Most famous for his views of Venice and Istanbul, Félix Ziem was a nomadic, unique and eccentric artist. His long, prolific career began in the 1840s when he fell in love with the landscape of the Mediterranean and, later, Venice. Ziem traveled extensively throughout his life and would come to attract a wide range important patrons who were entranced by the artist’s beautiful depictions of the many sights he saw while on his travels. Uninterested in the Realist movement that was the driving force in landscape art in the last decades of the 19th century, Ziem instead maintained his own unique style throughout his life. A brilliant colorist, Ziem painted with a vibrant palette and was particularly interested in understanding the effects of sunlight on landscape, which he rendered beautifully in his paintings.
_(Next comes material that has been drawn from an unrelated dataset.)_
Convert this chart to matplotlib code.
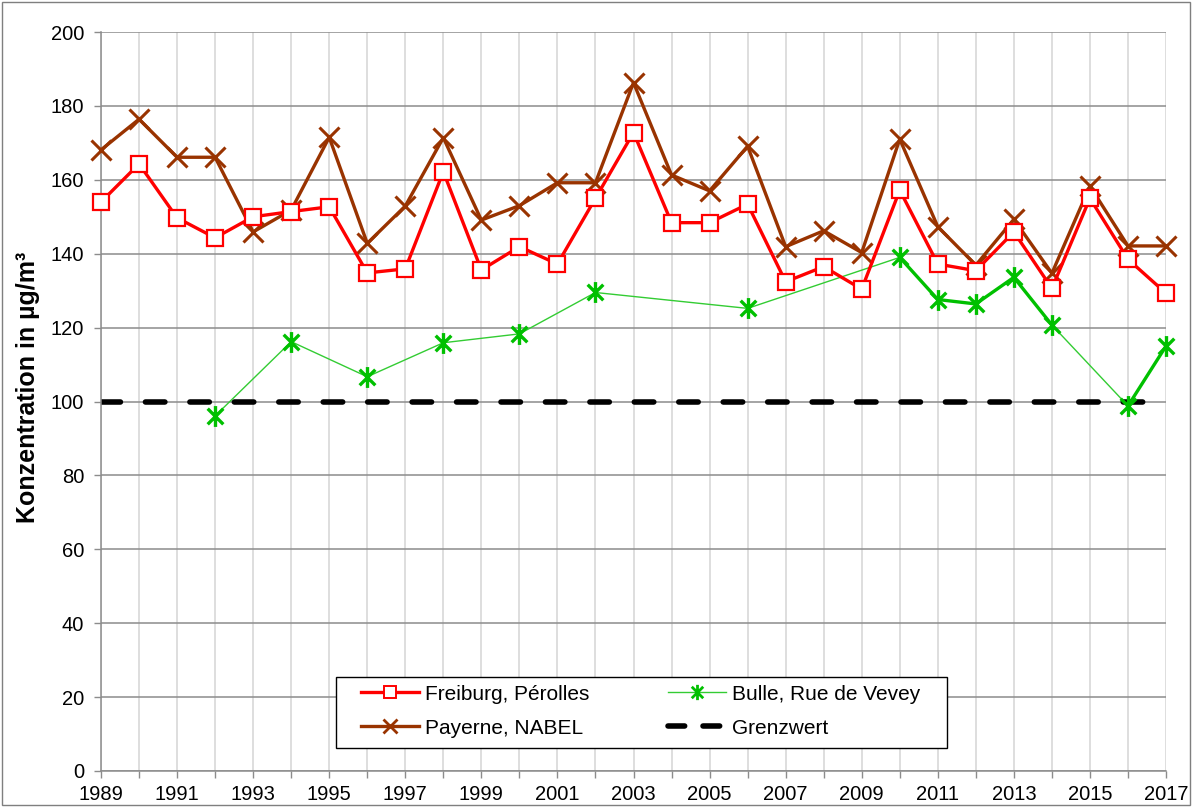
import matplotlib
matplotlib.use("Agg")
import matplotlib.pyplot as plt
from matplotlib.path import Path
from matplotlib.patches import Rectangle
from matplotlib.lines import Line2D
from matplotlib import font_manager
import numpy as np

plt.rcParams['font.family'] = ['Liberation Sans', 'DejaVu Sans']

years = list(range(1989, 2018))
freiburg = [154.0, 164.3, 149.7, 144.3, 150.0, 151.4, 152.7, 134.8, 135.9, 162.2,
            135.6, 141.9, 137.2, 155.0, 172.8, 148.4, 148.4, 153.4, 132.4, 136.5,
            130.4, 157.2, 137.2, 135.4, 145.9, 130.6, 155.0, 138.5, 129.3]
payerne = [168.1, 176.4, 166.1, 166.1, 145.9, 151.8, 171.5, 142.8, 152.9, 171.4,
           149.1, 153.0, 159.2, 159.2, 186.3, 161.3, 157.0, 169.1, 141.9, 146.2,
           140.3, 171.0, 147.3, 136.9, 149.3, 134.7, 158.3, 142.1, 142.1]
bulle_years = [1992, 1994, 1996, 1998, 2000, 2002, 2006, 2010, 2011, 2012, 2013, 2014, 2016, 2017]
bulle = [96.1, 116.2, 106.7, 115.9, 118.3, 129.5, 125.2, 139.0, 127.6, 126.4, 133.6, 120.7, 98.8, 115.0]
grenz_years = [1989, 2017]
grenzwert = [100, 100]

y_ticks = list(range(0, 201, 20))
x_labels = list(range(1989, 2018, 2))

fig = plt.figure(figsize=(11.92, 8.07), dpi=100)
ax = fig.add_axes([101/1192, 36/807, 1065/1192, 739/807])

ast = Path([(0, -1), (0, 1), (-0.75, -0.75), (0.75, 0.75), (-0.75, 0.75), (0.75, -0.75)],
           [Path.MOVETO, Path.LINETO, Path.MOVETO, Path.LINETO, Path.MOVETO, Path.LINETO])

green = '#00C000'

ax.plot(grenz_years, grenzwert, color='black', lw=4.0, dashes=(3.5, 4.5),
        dash_capstyle='round', zorder=2)

ax.plot(bulle_years, bulle, color='#33cc33', lw=1.0, zorder=3, clip_on=False)
for i in range(len(bulle_years) - 1):
    if bulle_years[i + 1] - bulle_years[i] == 1:
        ax.plot(bulle_years[i:i + 2], bulle[i:i + 2], color=green, lw=2.4, zorder=3,
                clip_on=False)
ax.plot(bulle_years, bulle, linestyle='none', marker=ast, markersize=15,
        markeredgewidth=2.4, color=green, zorder=4, clip_on=False)

ax.plot(years, payerne, color='#993300', lw=2.4, marker='x', markersize=14,
        markeredgewidth=2.2, zorder=5, clip_on=False)
ax.plot(years, freiburg, color='#FF0000', lw=2.4, marker='s', markersize=12,
        markerfacecolor='white', markeredgecolor='#FF0000', markeredgewidth=1.6, zorder=6,
        clip_on=False)

# legend frame
ax.add_patch(Rectangle((0.2207, 0.0311), 0.5737, 0.0961, transform=ax.transAxes,
                       facecolor='white', edgecolor='black', lw=1.0, zorder=9))

h1 = Line2D([], [], color='#FF0000', lw=2.4, marker='s', markersize=9,
            markerfacecolor='white', markeredgewidth=1.4)
h2 = Line2D([], [], color='#33cc33', lw=1.0, marker=ast, markersize=11,
            markeredgewidth=2.0, markeredgecolor=green)
h3 = Line2D([], [], color='#993300', lw=2.4, marker='x', markersize=10, markeredgewidth=2.0)
h4 = Line2D([], [], color='black', lw=4.0, dashes=(3.0, 3.3), dash_capstyle='round')
leg = ax.legend([h1, h3, h2, h4],
                ['Freiburg, Pérolles', 'Payerne, NABEL', 'Bulle, Rue de Vevey', 'Grenzwert'],
                ncol=2, loc='upper left', bbox_to_anchor=(0.2441, 0.117),
                fontsize=15, frameon=False, handlelength=2.8, handletextpad=0.25,
                borderpad=0, borderaxespad=0, labelspacing=0.72, columnspacing=3.8)
leg.set_zorder(10)

ax.set_xlim(1989, 2017)
ax.set_ylim(0, 200)
ax.set_yticks(y_ticks)
ax.set_xticks(years)
ax.set_xticklabels([str(y) if y in x_labels else '' for y in years])
ax.tick_params(axis='both', labelsize=14.5, color='#8c8c8c', length=5, width=1)
ax.tick_params(axis='x', pad=5)
ax.tick_params(axis='y', pad=7)

ax.grid(axis='y', color='#8c8c8c', lw=1.1, zorder=0)
ax.grid(axis='x', color='#d4d4d4', lw=1.1, zorder=0)
ax.set_axisbelow(True)
for s in ['top', 'right']:
    ax.spines[s].set_visible(False)
for s in ['left', 'bottom']:
    ax.spines[s].set_color('#8c8c8c')
    ax.spines[s].set_linewidth(1.1)

names = {f.name for f in font_manager.fontManager.ttflist}
lab_fam = ['Liberation Sans Narrow', 'Liberation Sans'] if 'Liberation Sans Narrow' in names else ['Liberation Sans']
lab_size = 20 if 'Liberation Sans Narrow' in names else 18
ax.set_ylabel('Konzentration in µg/m³', fontsize=lab_size, fontweight='bold', family=lab_fam)
ax.yaxis.set_label_coords(-0.057, 0.519)

fig.patches.append(Rectangle((0.002, 0.002), 0.996, 0.995, transform=fig.transFigure,
                             fill=False, edgecolor='#7f7f7f', lw=1.0))

fig.savefig('out.png', dpi=100)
The artist’s best-known work was produced on his many trips to Venice, where Ziem travelled numerous times between 1842 and 1897, sometimes painting from a floating studio on a gondola. Les jardins français, as they were known in the 19th century because they were constructed by Napoleon, are now better known as the Giardini della Biennale, the setting for the Venice Biennale.
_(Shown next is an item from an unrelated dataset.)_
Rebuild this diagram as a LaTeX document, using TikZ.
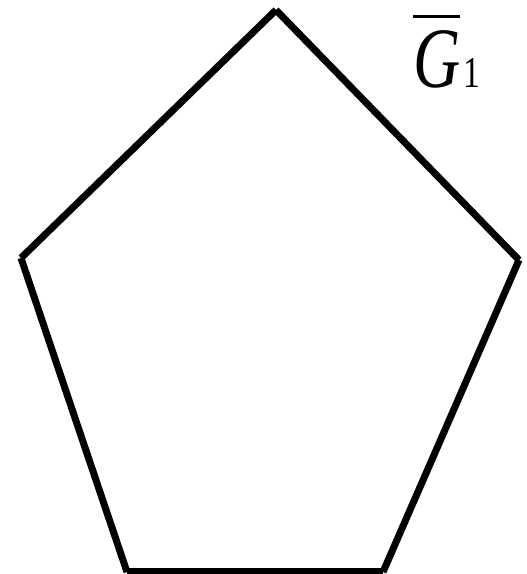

The present painting has a distinguished provenance, having belonged to the early French ophthalmologist and art collector, Dr. Charles Abadie. Abadie was a highly regarded doctor who was involved in treating Edgar Degas and developed a pioneering treatment for glaucoma. It was acquired at his auction in 1913 by Calouste Sarkis Gulbenkian, an Ottoman-born British-Armenian businessman and philanthropist who played a major role in making the petroleum reserves of the Middle East available to Western development and amassed an enormous art collection during his lifetime. It then passed through the hands of M. Knoedler and Co. to Clarence Whybrow, an English-born interior designer who had residences in a number of cities across the US. One of these was Pittsburgh, where the next owner would reside, and it is therefore likely that it was Whybrow who sold the work to George Washington Crawford. A wealthy executive in the oil and gas industry, Crawford was the chairman of the Columbia Gas & Electric Co., among the largest utility companies in the United States during his lifetime. With his wife Annie Laurie Crawford Aitken, who inherited the present painting upon his death, he was father to Martha Sharpe Crawford, later better-known as the heiress and socialite Sunny von Bülow.

We are grateful to The Association Félix Ziem, represented by David Pluskwa, Gérard Fabre and Mathias Ary Jan, for confirming the authenticity of this work, which will be included in their forthcoming catalogue raisonné.